Eine bevölkerungsrepräsentative Untersuchung von Allensbach ergab, dass jeder zweite Deutsche davon überzeugt ist, dass die Leistungsfähigkeit des
Gesundheitssystems erodiert. Zwischen 2012 und 2022 bewerteten durchgängig rund 80 Prozent die Gesundheitsversorgung und das Gesundheitssystem positiv. Auch jetzt hält zwar die große Mehrheit den Status quo für (noch) zufriedenstellend, aber mittlerweile glaubt jeder Zweite, dass das System verfällt. Das Vertrauen, bei Bedarf gut versorgt zu werden, ist seit 2022 steil zurückgegangen. Die Gründe dafür sind sind Erfahrungen mit Engpässen, längeren Wartezeiten auf einen Arzttermin und eine verschärfte Situation rund um Ärztemangel und Pflege.

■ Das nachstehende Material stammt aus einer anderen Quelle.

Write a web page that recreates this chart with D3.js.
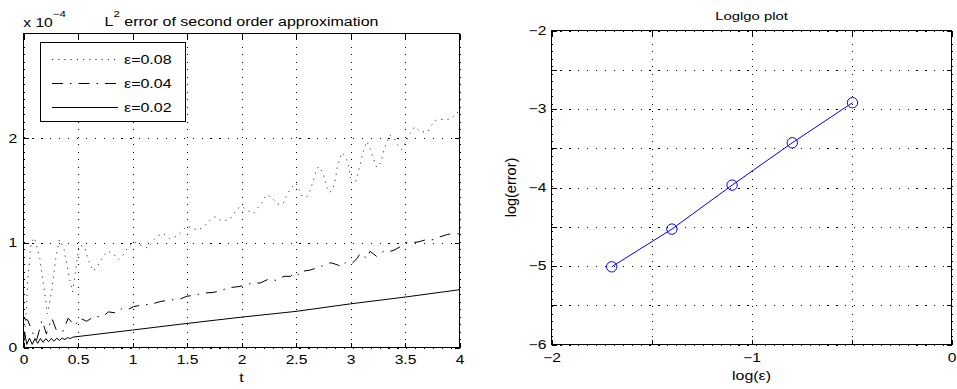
<!DOCTYPE html>
<html>
<head>
<meta charset="utf-8">
<script src="https://cdn.jsdelivr.net/npm/d3@7"></script>
<style>
  body { margin: 0; background: #fff; }
  svg text { font-family: "Liberation Sans", Arial, sans-serif; fill: #000; }
</style>
</head>
<body>
<svg id="chart" width="957" height="389"></svg>
<script>
// ---- data ----
// L2 error (x 1e-4) against t, one [t, error] pair per point
const eps08 = [[0,0.02],[0.02,0.25],[0.04,0.65],[0.07,1.00],[0.10,1.05],[0.15,0.85],[0.19,0.55],[0.22,0.32],
  [0.26,0.55],[0.30,0.88],[0.33,1.03],[0.37,0.95],[0.41,0.72],[0.45,0.53],[0.48,0.75],[0.51,0.98],[0.56,0.96],
  [0.60,0.82],[0.64,0.73],[0.68,0.78],[0.72,0.85],[0.77,0.92],[0.82,0.90],[0.87,0.84],[0.91,0.88],[0.96,0.96],
  [1.01,1.01],[1.07,0.98],[1.14,0.95],[1.22,1.06],[1.28,1.09],[1.34,1.04],[1.40,1.06],[1.45,1.11],[1.50,1.16],
  [1.60,1.12],[1.66,1.16],[1.71,1.22],[1.76,1.25],[1.82,1.21],[1.89,1.22],[1.93,1.28],[1.97,1.33],[2.00,1.35],
  [2.05,1.31],[2.11,1.28],[2.19,1.39],[2.23,1.46],[2.28,1.43],[2.33,1.37],[2.38,1.37],[2.41,1.44],[2.45,1.52],
  [2.50,1.57],[2.56,1.44],[2.60,1.44],[2.63,1.50],[2.69,1.70],[2.71,1.73],[2.75,1.66],[2.78,1.54],[2.81,1.48],
  [2.84,1.53],[2.86,1.60],[2.88,1.73],[2.92,1.86],[2.96,1.81],[2.98,1.75],[3.00,1.62],[3.05,1.59],[3.08,1.71],
  [3.11,1.85],[3.15,1.97],[3.18,1.90],[3.20,1.84],[3.24,1.72],[3.28,1.77],[3.31,1.90],[3.36,2.03],[3.40,2.00],
  [3.43,1.94],[3.47,1.89],[3.50,1.95],[3.53,2.02],[3.59,2.11],[3.64,2.06],[3.71,2.06],[3.74,2.12],[3.78,2.17],
  [3.85,2.18],[3.92,2.18],[3.97,2.24],[4.00,2.25]];

const eps04 = [[0,0.28],[0.04,0.26],[0.08,0.15],[0.12,0.07],[0.17,0.26],[0.21,0.13],[0.26,0.28],[0.30,0.17],
  [0.36,0.15],[0.41,0.28],[0.47,0.21],[0.52,0.28],[0.58,0.25],[0.65,0.30],[0.72,0.29],[0.78,0.34],[0.85,0.33],
  [0.90,0.37],[0.95,0.36],[1.01,0.39],[1.10,0.41],[1.16,0.41],[1.26,0.44],[1.35,0.455],[1.43,0.46],[1.50,0.49],
  [1.58,0.50],[1.64,0.52],[1.73,0.525],[1.81,0.54],[1.87,0.57],[1.96,0.58],[2.02,0.59],[2.08,0.61],[2.11,0.62],
  [2.17,0.615],[2.24,0.65],[2.28,0.65],[2.32,0.64],[2.39,0.68],[2.45,0.68],[2.49,0.72],[2.53,0.69],[2.57,0.73],
  [2.63,0.74],[2.69,0.76],[2.74,0.78],[2.82,0.81],[2.88,0.79],[2.92,0.77],[2.95,0.81],[3.01,0.80],[3.06,0.85],
  [3.09,0.90],[3.15,0.85],[3.18,0.92],[3.24,0.87],[3.32,0.93],[3.37,0.92],[3.40,0.93],[3.46,0.965],[3.50,1.00],
  [3.55,1.00],[3.63,1.01],[3.69,1.03],[3.76,1.03],[3.83,1.06],[3.89,1.08],[3.95,1.09],[4.00,1.085]];

const eps02 = [[0,0.02],[0.01,0.15],[0.03,0.03],[0.055,0.09],[0.08,0.03],[0.105,0.085],[0.13,0.04],
  [0.155,0.085],[0.18,0.05],[0.205,0.085],[0.23,0.055],[0.255,0.085],[0.28,0.06],[0.305,0.088],[0.33,0.068],
  [0.355,0.09],[0.38,0.075],[0.405,0.095],[0.43,0.085],[0.455,0.10],[0.50,0.105],[1,0.167],[1.5,0.23],
  [2,0.29],[2.5,0.345],[3,0.417],[3.5,0.482],[4,0.552]];

const legendLabels = ['ε=0.08', 'ε=0.04', 'ε=0.02'];
const tTicks = [0, 0.5, 1, 1.5, 2, 2.5, 3, 3.5, 4];
const tTickLabels = ['0', '0.5', '1', '1.5', '2', '2.5', '3', '3.5', '4'];
const errTicks = [0, 1, 2];
const errTickLabels = ['0', '1', '2'];

// loglog panel
const logEps = [-1.699, -1.398, -1.097, -0.796, -0.495];
const logErr = [-5.01, -4.53, -3.97, -3.43, -2.92];
const logEpsTicks = [-2, -1.5, -1, -0.5, 0];
const logEpsTickLabels = ['−2', '', '−1', '', '0'];
const logErrTicks = [-6, -5.5, -5, -4.5, -4, -3.5, -3, -2.5, -2];
const logErrTickLabels = ['−6', '', '−5', '', '−4', '', '−3', '', '−2'];

// ---- drawing ----
const SX = 1.28;          // the picture is stretched sideways, so is its text
const FONT = 12.2;
const svg = d3.select('#chart');

function styleText(sel, size) {
  sel.attr('font-family', '"Liberation Sans", Arial, sans-serif').attr('font-size', size);
}

// grid, inward ticks and frame for one panel
function drawAxes(box, xs, ys, xTicks, xLabels, yTicks, yLabels, xPad, yPad) {
  const h = box.bottom - box.top, w = box.right - box.left;
  const g = svg.append('g');

  // dotted grid
  const gx = g.append('g').attr('transform', `translate(0,${box.bottom})`)
    .call(d3.axisBottom(xs).tickValues(xTicks).tickSize(-h).tickFormat(''));
  gx.select('.domain').remove();
  gx.selectAll('line').attr('stroke', '#000').attr('stroke-dasharray', '1,6.5')
    .attr('shape-rendering', 'crispEdges');
  const gy = g.append('g').attr('transform', `translate(${box.left},0)`)
    .call(d3.axisLeft(ys).tickValues(yTicks).tickSize(-w).tickFormat(''));
  gy.select('.domain').remove();
  gy.selectAll('line').attr('stroke', '#000').attr('stroke-dasharray', '1.2,7.7')
    .attr('shape-rendering', 'crispEdges');

  // labelled axes (bottom, left)
  const ab = g.append('g').attr('transform', `translate(0,${box.bottom})`)
    .call(d3.axisBottom(xs).tickValues(xTicks).tickSizeInner(-5).tickSizeOuter(0)
      .tickPadding(xPad).tickFormat((d, i) => xLabels[i]));
  const al = g.append('g').attr('transform', `translate(${box.left},0)`)
    .call(d3.axisLeft(ys).tickValues(yTicks).tickSizeInner(-5).tickSizeOuter(0)
      .tickPadding(yPad).tickFormat((d, i) => yLabels[i]));
  // mirrored ticks (top, right)
  const at = g.append('g').attr('transform', `translate(0,${box.top})`)
    .call(d3.axisTop(xs).tickValues(xTicks).tickSizeInner(-5).tickSizeOuter(0).tickFormat(''));
  const ar = g.append('g').attr('transform', `translate(${box.right},0)`)
    .call(d3.axisRight(ys).tickValues(yTicks).tickSizeInner(-5).tickSizeOuter(0).tickFormat(''));

  [ab, al, at, ar].forEach(a => {
    a.select('.domain').remove();
    a.selectAll('line').attr('stroke', '#000').attr('shape-rendering', 'crispEdges');
  });
  [ab, al].forEach(a => {
    styleText(a, FONT);
    a.selectAll('text').attr('fill', '#000').attr('transform', `scale(${SX},1)`);
  });

  g.append('rect')
    .attr('x', box.left).attr('y', box.top).attr('width', w).attr('height', h)
    .attr('fill', 'none').attr('stroke', '#000').attr('stroke-width', 1)
    .attr('shape-rendering', 'crispEdges');
  return g;
}

// ---- left panel: L2 error ----
const L = { left: 23.5, right: 459.5, top: 33.5, bottom: 347.5 };
const x1 = d3.scaleLinear().domain([0, 4]).range([L.left, L.right]);
const y1 = d3.scaleLinear().domain([0, 3]).range([L.bottom, L.top]);

const line1 = d3.line().x(d => x1(d[0])).y(d => y1(d[1]));
const seriesStyle = [
  { data: eps08, dash: '1.2,5', color: '#333' },
  { data: eps04, dash: '11,7,1.5,7', color: '#000' },
  { data: eps02, dash: null, color: '#000' }
];

const plot1 = svg.append('g');
seriesStyle.forEach(s => {
  plot1.append('path').datum(s.data)
    .attr('d', line1).attr('fill', 'none')
    .attr('stroke', s.color).attr('stroke-width', 1)
    .attr('stroke-dasharray', s.dash);
});
drawAxes(L, x1, y1, tTicks, tTickLabels, errTicks, errTickLabels, 8, 5);
plot1.raise();
// keep frame on top of curves
svg.selectAll('rect').raise();

// legend
const leg = svg.append('g');
leg.append('rect').attr('x', 40.5).attr('y', 42.5).attr('width', 145).attr('height', 79)
  .attr('fill', '#fff').attr('stroke', '#000').attr('shape-rendering', 'crispEdges');
legendLabels.forEach((lab, i) => {
  const yy = 59.5 + i * 24;
  leg.append('line').attr('x1', 52).attr('x2', 118).attr('y1', yy).attr('y2', yy)
    .attr('stroke', seriesStyle[i].color).attr('stroke-width', 1)
    .attr('stroke-dasharray', seriesStyle[i].dash);
  leg.append('text').attr('transform', `translate(124,${yy + 4.5}) scale(${SX},1)`)
    .attr('font-size', 12.5).text(lab);
});

// exponent and title
const expo = svg.append('text').attr('transform', `translate(23.3,26.7) scale(${SX},1)`)
  .attr('font-size', 12.2);
expo.append('tspan').text('x 10');
expo.append('tspan').attr('font-size', 9).attr('dy', -10).text('−4');

const title1 = svg.append('text').attr('transform', `translate(${(L.left + L.right) / 2},26) scale(${SX},1)`)
  .attr('text-anchor', 'middle').attr('font-size', 12.5);
title1.append('tspan').text('L');
title1.append('tspan').attr('font-size', 9).attr('dy', -9).text('2');
title1.append('tspan').attr('dy', 9).text(' error of second order approximation');

svg.append('text').attr('transform', `translate(${(L.left + L.right) / 2},381.5) scale(${SX},1)`)
  .attr('text-anchor', 'middle').attr('font-size', 12.5).text('t');

// ---- right panel: loglog ----
const R = { left: 551.5, right: 951.5, top: 30.5, bottom: 344.5 };
const x2 = d3.scaleLinear().domain([-2, 0]).range([R.left, R.right]);
const y2 = d3.scaleLinear().domain([-6, -2]).range([R.bottom, R.top]);

drawAxes(R, x2, y2, logEpsTicks, logEpsTickLabels, logErrTicks, logErrTickLabels, 9, 4);

const pts = logEps.map((e, i) => [e, logErr[i]]);
svg.append('path').datum(pts)
  .attr('d', d3.line().x(d => x2(d[0])).y(d => y2(d[1])))
  .attr('fill', 'none').attr('stroke', '#0000ff').attr('stroke-width', 1);
svg.append('g').selectAll('circle').data(pts).join('circle')
  .attr('cx', d => x2(d[0])).attr('cy', d => y2(d[1])).attr('r', 5.2)
  .attr('fill', 'none').attr('stroke', '#0000ff').attr('stroke-width', 1);

svg.append('text').attr('transform', `translate(${(R.left + R.right) / 2},20) scale(${SX},1)`)
  .attr('text-anchor', 'middle').attr('font-size', 11.6).text('Loglgo plot');
svg.append('text').attr('transform', `translate(${(R.left + R.right) / 2},380) scale(${SX},1)`)
  .attr('text-anchor', 'middle').attr('font-size', 12.5).text('log(ε)');
svg.append('text').attr('transform', `translate(516,${(R.top + R.bottom) / 2}) rotate(-90)`)
  .attr('text-anchor', 'middle').attr('font-size', 14.5).text('log(error)');
</script>
</body>
</html>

Der Expertenrat „Gesundheit und Resilienz“ der Bundesregierung bilanzierte in seiner aktuellen Stellungnahme: In das deutsche Gesundheitssystem werde zwar sehr viel Geld gesteckt, es sei aber nicht gut auf die Zukunft vorbereitet und im internationalen Vergleich sehr teuer. Mit 12,7 Prozent des Bruttoinlandsprodukts sind die Gesundheitskosten in Deutschland nach den USA im OECD-Vergleich am höchsten. Und auch EU-weit steht Deutschland bei den Ausgaben mit deutlichem Abstand an der Spitze. Das liege vor allem daran, dass überdurchschnittlich viele Krankenhausbetten vorgehalten und stark überdurchschnittlich viele Leistungen wie etwa Arzt-Patienten-Kontakte und stationäre Behandlungen erbracht werden.

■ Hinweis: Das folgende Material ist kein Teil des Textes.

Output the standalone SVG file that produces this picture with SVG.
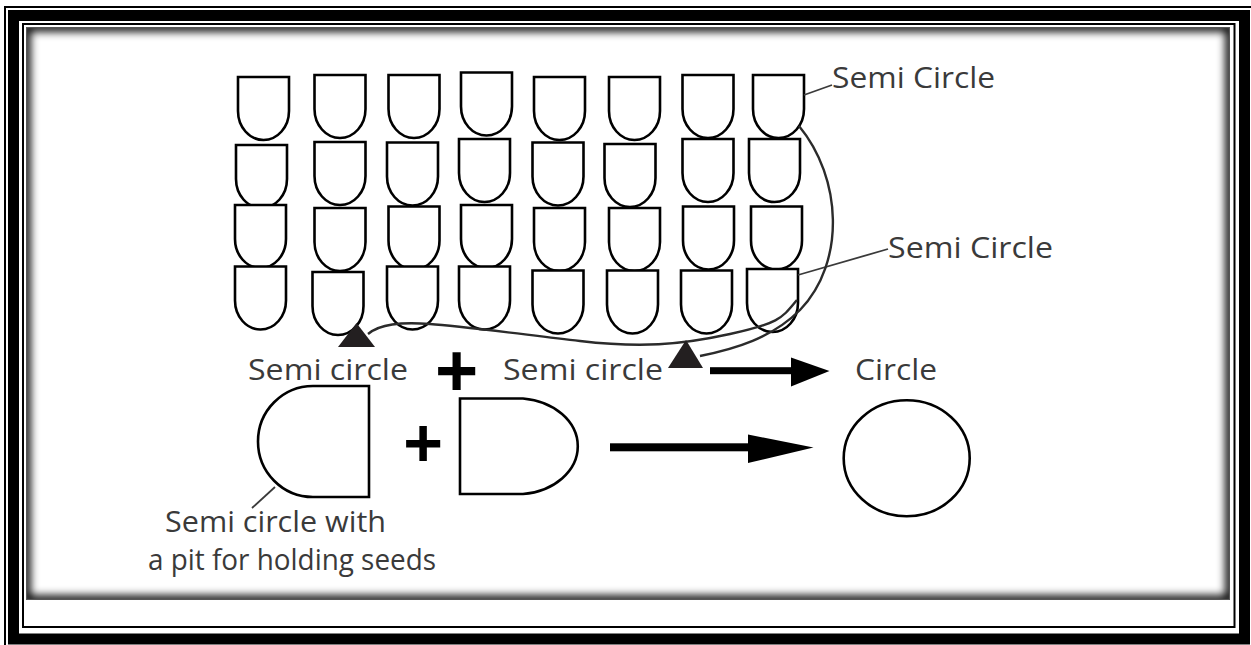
<svg xmlns="http://www.w3.org/2000/svg" xmlns:xlink="http://www.w3.org/1999/xlink" width="1251" height="645" viewBox="0 0 1251 645">
  <style>
    .seg { fill: #ffffff; stroke: #000000; stroke-width: 2.6; stroke-linejoin: miter; }
    .outline { fill: #ffffff; stroke: #000000; stroke-width: 2.6; }
    .label { font-family: "Open Sans", "DejaVu Sans", sans-serif; font-size: 29px; fill: #3a3a3a; }
    .plus { font-family: "Liberation Sans", Arial, sans-serif; font-weight: bold; fill: #000000; text-anchor: middle; }
    .leader { fill: none; stroke: #3a3a3a; stroke-width: 1.8; }
    .curve { fill: none; stroke: #2b2b2b; stroke-width: 2.4; }
    .tri { fill: #231f20; }
    .arrow { fill: #000000; }
  </style>
  <defs>
    <!-- one semicircle cell: flat top, straight sides, rounded bottom -->
    <path id="cell" d="M0,0 H51 V34 A25.5 29 0 0 1 0,34 Z"/>
    <clipPath id="panelClip">
      <rect x="26" y="27" width="1204" height="573"/>
    </clipPath>
    <filter id="soft" x="-5%" y="-5%" width="110%" height="110%">
      <feGaussianBlur stdDeviation="4.5"/>
    </filter>
  </defs>

  <!-- page frame -->
  <g id="frame">
    <rect x="0" y="0" width="1251" height="645" fill="#ffffff"/>
    <rect x="5" y="7" width="1262" height="652" fill="none" stroke="#000" stroke-width="2"/>
    <rect x="13.5" y="15.5" width="1231" height="623.5" fill="none" stroke="#000" stroke-width="11"/>
    <rect x="23" y="24" width="1211.5" height="603" fill="none" stroke="#000" stroke-width="2"/>
    <g clip-path="url(#panelClip)">
      <rect x="26" y="27" width="1204" height="573" fill="#ffffff"/>
      <rect x="26" y="27" width="1204" height="573" fill="none" stroke="#000" stroke-width="9" filter="url(#soft)"/>
      <rect x="26" y="27" width="1204" height="573" fill="none" stroke="#555" stroke-width="2"/>
    </g>
  </g>

  <!-- grid of semicircle cells: 4 rows x 8 columns -->
  <g id="grid">
    <g id="r1c1"><use href="#cell" class="seg" x="238" y="77"/></g>
    <g id="r1c2"><use href="#cell" class="seg" x="314.5" y="75"/></g>
    <g id="r1c3"><use href="#cell" class="seg" x="388.5" y="75"/></g>
    <g id="r1c4"><use href="#cell" class="seg" x="461" y="72.5"/></g>
    <g id="r1c5"><use href="#cell" class="seg" x="534" y="77"/></g>
    <g id="r1c6"><use href="#cell" class="seg" x="609" y="77"/></g>
    <g id="r1c7"><use href="#cell" class="seg" x="682.5" y="75"/></g>
    <g id="r1c8"><use href="#cell" class="seg" x="753" y="75"/></g>

    <g id="r2c1"><use href="#cell" class="seg" x="236" y="145"/></g>
    <g id="r2c2"><use href="#cell" class="seg" x="314.5" y="142"/></g>
    <g id="r2c3"><use href="#cell" class="seg" x="387" y="142.5"/></g>
    <g id="r2c4"><use href="#cell" class="seg" x="459" y="139"/></g>
    <g id="r2c5"><use href="#cell" class="seg" x="532.5" y="142.5"/></g>
    <g id="r2c6"><use href="#cell" class="seg" x="604.5" y="144"/></g>
    <g id="r2c7"><use href="#cell" class="seg" x="682.5" y="139"/></g>
    <g id="r2c8"><use href="#cell" class="seg" x="749" y="139"/></g>

    <g id="r3c1"><use href="#cell" class="seg" x="235" y="205"/></g>
    <g id="r3c2"><use href="#cell" class="seg" x="314.5" y="208"/></g>
    <g id="r3c3"><use href="#cell" class="seg" x="388.5" y="206.5"/></g>
    <g id="r3c4"><use href="#cell" class="seg" x="461" y="205"/></g>
    <g id="r3c5"><use href="#cell" class="seg" x="534" y="208"/></g>
    <g id="r3c6"><use href="#cell" class="seg" x="609" y="208"/></g>
    <g id="r3c7"><use href="#cell" class="seg" x="683" y="206.5"/></g>
    <g id="r3c8"><use href="#cell" class="seg" x="751" y="206.5"/></g>

    <g id="r4c1"><use href="#cell" class="seg" x="235" y="266.5"/></g>
    <g id="r4c2"><use href="#cell" class="seg" x="312.5" y="272"/></g>
    <g id="r4c3"><use href="#cell" class="seg" x="387" y="266.5"/></g>
    <g id="r4c4"><use href="#cell" class="seg" x="459" y="266.5"/></g>
    <g id="r4c5"><use href="#cell" class="seg" x="532.5" y="270.5"/></g>
    <g id="r4c6"><use href="#cell" class="seg" x="607" y="270.5"/></g>
    <g id="r4c7"><use href="#cell" class="seg" x="681" y="270.5"/></g>
    <g id="r4c8"><use href="#cell" class="seg" x="747" y="269"/></g>
  </g>

  <!-- callout labels -->
  <g id="label-top">
    <text class="label" x="832" y="88" textLength="163" lengthAdjust="spacingAndGlyphs">Semi Circle</text>
  </g>
  <g id="label-mid">
    <text class="label" x="888" y="258" textLength="165" lengthAdjust="spacingAndGlyphs">Semi Circle</text>
  </g>

  <!-- equation in words -->
  <g id="word-semi-left">
    <text class="label" x="248" y="380" textLength="160" lengthAdjust="spacingAndGlyphs">Semi circle</text>
  </g>
  <g id="word-plus">
    <text class="plus" x="456.5" y="396" font-size="74">+</text>
  </g>
  <g id="word-semi-right">
    <text class="label" x="503" y="380" textLength="160" lengthAdjust="spacingAndGlyphs">Semi circle</text>
  </g>
  <g id="word-circle">
    <text class="label" x="855" y="380" textLength="82" lengthAdjust="spacingAndGlyphs">Circle</text>
  </g>

  <!-- equation in shapes -->
  <g id="shape-left-half">
    <path class="outline" d="M369,386 H313 A55 55.5 0 0 0 313,497 H369 Z"/>
  </g>
  <g id="shape-plus">
    <text class="plus" x="423" y="466" font-size="68">+</text>
  </g>
  <g id="shape-right-half">
    <path class="outline" d="M460,398.5 H523 A61 48 0 0 1 523,494 H460 Z"/>
  </g>
  <g id="shape-circle">
    <ellipse class="outline" cx="906.7" cy="458.3" rx="63" ry="58"/>
  </g>
  <g id="label-pit">
    <text class="label" x="165" y="532" font-size="28" textLength="221" lengthAdjust="spacingAndGlyphs">Semi circle with</text>
    <text class="label" x="148" y="570" font-size="28" textLength="288" lengthAdjust="spacingAndGlyphs">a pit for holding seeds</text>
  </g>

  <!-- connectors -->
  <g id="connectors">
    <path class="leader" d="M804,95 L832,85"/>
    <path class="leader" d="M798,275 L888,249"/>
    <path class="leader" d="M275,487 L252,508"/>

    <path class="curve" d="M799,126 C842,178 846,262 800,310 C772,338 735,349 700,356"/>
    <path class="curve" d="M368,334 C380,324 400,322 430,324 S520,334 580,341 S680,345 730,334 S782,318 797,300"/>

    <polygon class="tri" points="356.5,323 338,347 375,347"/>
    <polygon class="tri" points="686,340 668,368 703,368"/>

    <rect class="arrow" x="710" y="367.2" width="82" height="7"/>
    <polygon class="arrow" points="791,357.5 829.5,371 791,386.5"/>

    <rect class="arrow" x="610" y="443.3" width="139" height="8"/>
    <polygon class="arrow" points="748,434.5 813.5,447.5 748,463"/>
  </g>
</svg>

Bei der Lebenserwartung gehört Deutschland in Westeuropa zu den Schlusslichtern und verliert weiter den Anschluss. Das ergab eine aktuelle Studie des Bundesinstituts für Bevölkerungsforschung (BiB) und des Max-Planck-Instituts für demografische Forschung. Untersucht wurden Sterblichkeitstrends über mehrere Jahrzehnte hinweg. Der Rückstand Deutschlands auf die durchschnittliche
Lebenserwartung bei Geburt im restlichen Westeuropa betrug demnach im Jahr 2000 rund 0,7 Jahre. Dieser Abstand hat sich bis 2022 auf 1,7 Jahre vergrößert, heißt es dort. Der Beginn der 2000er-Jahre sei dabei einen Wendepunkt durch die Sterblichkeit an nichtübertragbaren Krankheiten. Deutschland wurde mit 14 weiteren europäischen Ländern verglichen.

Zur Methodik: Health System Performance Assessment (HSPA) ist eine von der Weltgesundheitsorganisation (WHO) unterstützte Methode, die eine kontinuierliche und systematische Messung der Leistungsfähigkeit von Gesundheitssystemen ermöglicht. Der jetzt vorliegende HSPA-Bericht ist das zweite von insgesamt drei Modulen. Ziel ist auch, die Stärken und Schwächen des deutschen Gesundheitswesens zu benennen. Gemessen wurden: 1. der Zugang zum Gesundheitssystem und zur Versorgung, 2. die Qualität der Versorgung, 3. der Beitrag zur Bevölkerungsgesundheit und die Responsivität, das heißt, wie auf die Erwartungen der Bevölkerung eingegangen wird, 5. die Effizienz, also das Verhältnis der Zielerreichung und der eingesetzten Ressourcen. Je nach Datenverfügbarkeit umfasste die Zeitspanne die Jahre 2000 bis 2023.

Das Projekt „Pilotierung einer systematischen Messung der Leistungsfähigkeit und Effizienz des deutschen Gesundheitssystems (Health System Performance Assessment – HSPA)“ wurde im Auftrag des Bundesgesundheitsministeriums an der TU Berlin unter der Leitung von Prof. Dr. Reinhard Busse durchgeführt. Die knapp 500 Seiten umfassende Analyse richtet sich an ein Fachpublikum.